Однако, непроизвольно впадая в печальный тон, он рассказывает, какие несказанные муки пришлось претерпеть мингееру: среди безбрежной водной пустыни, говорит он, плоть его – не что иное, как гроб, в котором тоскует душа; его гонит от себя жизнь и не принимает смерть; подобно пустой бочке, которую волны кидают друг другу и снова насмешливо отбрасывают, мечется бедный голландец между жизнью и смертью, и ни та, ни другая не хотят его принять; его скорбь глубока, как море, по которому он плавает; на корабле его нет якоря, а в сердце – надежды[16].

 

Само собой, специфическая смесь иронии с патетикой чрезвычайно показательна для Гейне. И все же этот эпизодический для него образ исполнен как национальной, так и сопряженной с нею индивидуальной символики, понятной каждому, кто знаком с биографией автора, с его размышлениями о судьбах гонимого еврейства и с его собственной неприкаянностью в немецкой культуре.

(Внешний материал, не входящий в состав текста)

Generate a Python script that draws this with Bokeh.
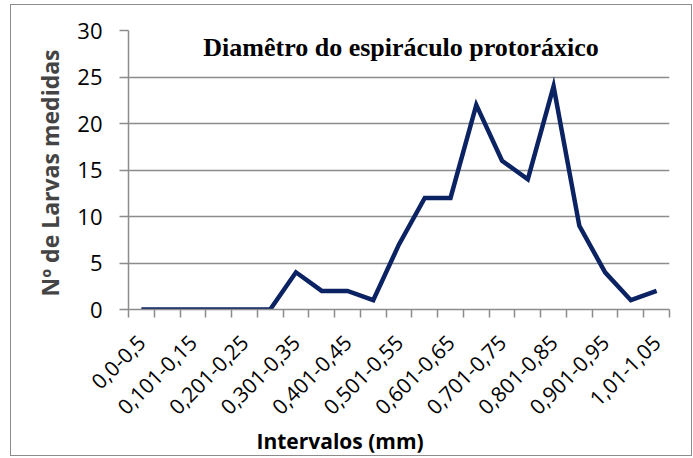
from bokeh.plotting import figure
from bokeh.models import FixedTicker, Range1d, Label, Title
from bokeh.embed import file_html
from bokeh.resources import INLINE
import math

categories = ["0,0-0,5", "0,051-0,10", "0,101-0,15", "0,151-0,20", "0,201-0,25",
              "0,251-0,30", "0,301-0,35", "0,351-0,40", "0,401-0,45", "0,451-0,50",
              "0,501-0,55", "0,551-0,60", "0,601-0,65", "0,651-0,70", "0,701-0,75",
              "0,751-0,80", "0,801-0,85", "0,851-0,90", "0,901-0,95", "0,951-1,00",
              "1,01-1,05"]
counts = [0, 0, 0, 0, 0, 0, 4, 2, 2, 1, 7, 12, 12, 22, 16, 14, 24, 9, 4, 1, 2]
y_ticks = [0, 5, 10, 15, 20, 25, 30]

n = len(categories)
xs = list(range(1, n + 1))

p = figure(width=682, height=452, output_backend="svg", toolbar_location=None,
           x_range=Range1d(0.5, n + 0.5), y_range=Range1d(0, 30),
           min_border_left=117, min_border_right=24, min_border_top=25,
           min_border_bottom=148)
p.styles = {"border": "1px solid #8c8c8c", "margin-left": "10px", "margin-top": "4px",
            "box-sizing": "border-box"}
p.outline_line_color = None
p.background_fill_color = "white"
p.border_fill_color = "white"

p.line(xs, counts, line_color="#0B2362", line_width=4.5, line_join="miter")

# x axis
label_ticks = xs[::2]
p.xaxis.ticker = FixedTicker(ticks=label_ticks,
                             minor_ticks=[i + 0.5 for i in range(0, n + 1)])
p.xaxis.major_label_overrides = {t: categories[t - 1] for t in label_ticks}
p.xaxis.major_label_orientation = math.pi / 4
p.xaxis.major_tick_out = 0
p.xaxis.major_tick_in = 0
p.xaxis.minor_tick_out = 8
p.xaxis.minor_tick_in = 0
p.xaxis.minor_tick_line_color = "#8c8c8c"
p.xaxis.axis_line_color = "#8c8c8c"
p.xaxis.axis_line_width = 1.5
p.xaxis.minor_tick_line_width = 1.5
p.xaxis.major_label_text_font = "Open Sans"
p.xaxis.major_label_text_font_size = "21px"
p.xaxis.major_label_text_color = "black"
p.xaxis.major_label_standoff = 21
p.xaxis.axis_label = None

# x axis title placed below the tick labels, shifted left as in the original
xt = Title(text="Intervalos (mm)", align="left", offset=128,
           text_font="Open Sans", text_font_style="bold", text_font_size="21px",
           text_color="black", standoff=0)
p.add_layout(xt, "below")

# y axis
p.yaxis.ticker = FixedTicker(ticks=y_ticks)
p.yaxis.major_tick_out = 9
p.yaxis.major_tick_in = 0
p.yaxis.minor_tick_out = 0
p.yaxis.minor_tick_in = 0
p.yaxis.major_tick_line_color = "#8c8c8c"
p.yaxis.axis_line_color = "#8c8c8c"
p.yaxis.axis_line_width = 1.5
p.yaxis.major_tick_line_width = 1.5
p.yaxis.major_label_text_font = "Open Sans"
p.yaxis.major_label_text_font_size = "22px"
p.yaxis.major_label_text_color = "black"
p.yaxis.major_label_standoff = 17
p.yaxis.axis_label = "Nº de Larvas  medidas"
p.yaxis.axis_label_text_font = "Open Sans"
p.yaxis.axis_label_text_font_style = "bold"
p.yaxis.axis_label_text_font_size = "23px"
p.yaxis.axis_label_standoff = 8

p.xgrid.grid_line_color = None
p.ygrid.ticker = FixedTicker(ticks=y_ticks)
p.ygrid.grid_line_color = "#8c8c8c"
p.ygrid.grid_line_width = 1.5

title = Label(x=11.08, y=28.2, text="Diamêtro do espiráculo protoráxico",
              text_font="Liberation Serif", text_font_style="bold",
              text_font_size="26px", text_align="center", text_baseline="middle",
              text_color="black")
p.add_layout(title)

open("out.html", "w").write(file_html(p, INLINE))
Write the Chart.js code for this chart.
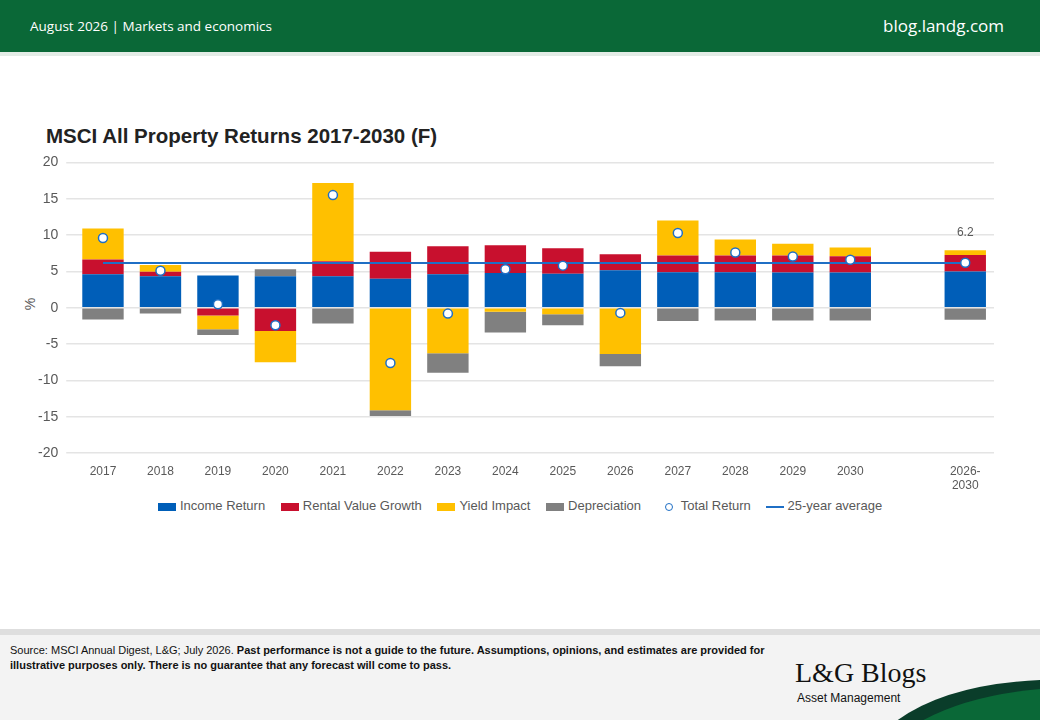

И в «Автобиографическом очерке» 1843-го года, и в 1851-м в «Обращении к моим друзьям» Вагнер со ссылкой на Гейне тоже назовет своего морехода «Агасфером океана» – но во втором случае, как подчеркивает Дальхауз, источником этой аналогии выставит якобы всего лишь пересказанный Гейне сюжет мифической «голландской пьесы[17]. Осенью 1850 г. он уже успел напечатать свой печально знаменитый манифест «Еврейство в музыке», который переиздаст отдельной брошюрой в 1869-м. Так Вагнер стал главным апостолом антисемитизма в культуре – и официальной музой нацизма. Среди всего прочего, он с запозданием обрушился на Гейне (не слишком отступая, впрочем, от давних и повсеместных в Германии инвектив того же сорта).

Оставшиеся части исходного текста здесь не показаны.